Don't look for drama in this treatment of the well-known scandal; read Kenneth Anger's Hollywood Babylon if you want smutty speculation. We begin at the ending, with a funeral, then loop back to the dock where the yachting party embarks. We soon learn how the soon-to-be-dead guy, Thomas H. Ince (Cary Elwes), is a cad—not unlike Tim Robbins' character in The Player—who has it coming to him. The tycoon, William Randolph Hearst (Edward Herrmann), emerges as a jealous, pathetic monster who wants only to be loved by his much younger, livelier girlfriend, actress Marion Davies (Kirsten Dunst).

Hearst's ill-fated party includes the rakish yet needy Charlie Chaplin (British comic Eddie Izzard), who naturally tries to seduce a not unwilling Davies. The resulting love triangle bears more than a trace of musty old Broadway with its purloined love letters and pocketed pistols. Bogdanovich hasn't got much more to work with than the murder mystery, whose pat, Agatha Christie tone Robert Altman spoofs to far better effect in Gosford Park.
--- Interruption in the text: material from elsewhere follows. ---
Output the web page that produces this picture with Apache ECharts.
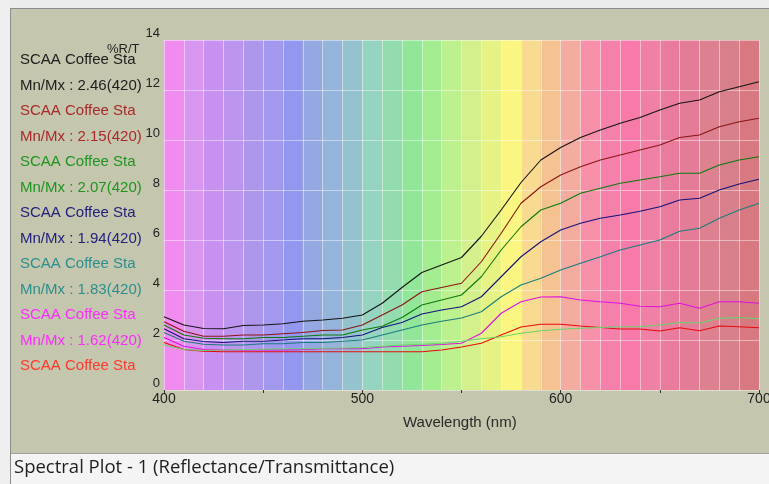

With its burnished ship's cabins, bootleg gin, and spontaneous Charleston dancing, Meow is Bogdanovich's nostalgic paean to a lost Hollywood past when legends like Davies and Chaplin strode the sunny earth. The director got his start in the '60s as a film curator and journalist who lovingly cultivated the forgotten classics and old pros of Hollywood. Perhaps that's why he can't bring himself to be bitter about the system that spat him out.

Instead, surprisingly, Hearst is the most interesting and even sympathetic guy on the boat, a man whose irreconcilable needs for both love and control make him a tragic figure (as in Citizen Kane). Bogdanovich refuses to treat him as a simple straw man for big, bad Hollywood.

As a result, while Meow doesn't rise above typical PBS fare, it is a generous and humane work in keeping with Bogdanovich's earlier classics. Apart from a few black-and-white passages, Meow is shot in color, but the effect is pure sepia.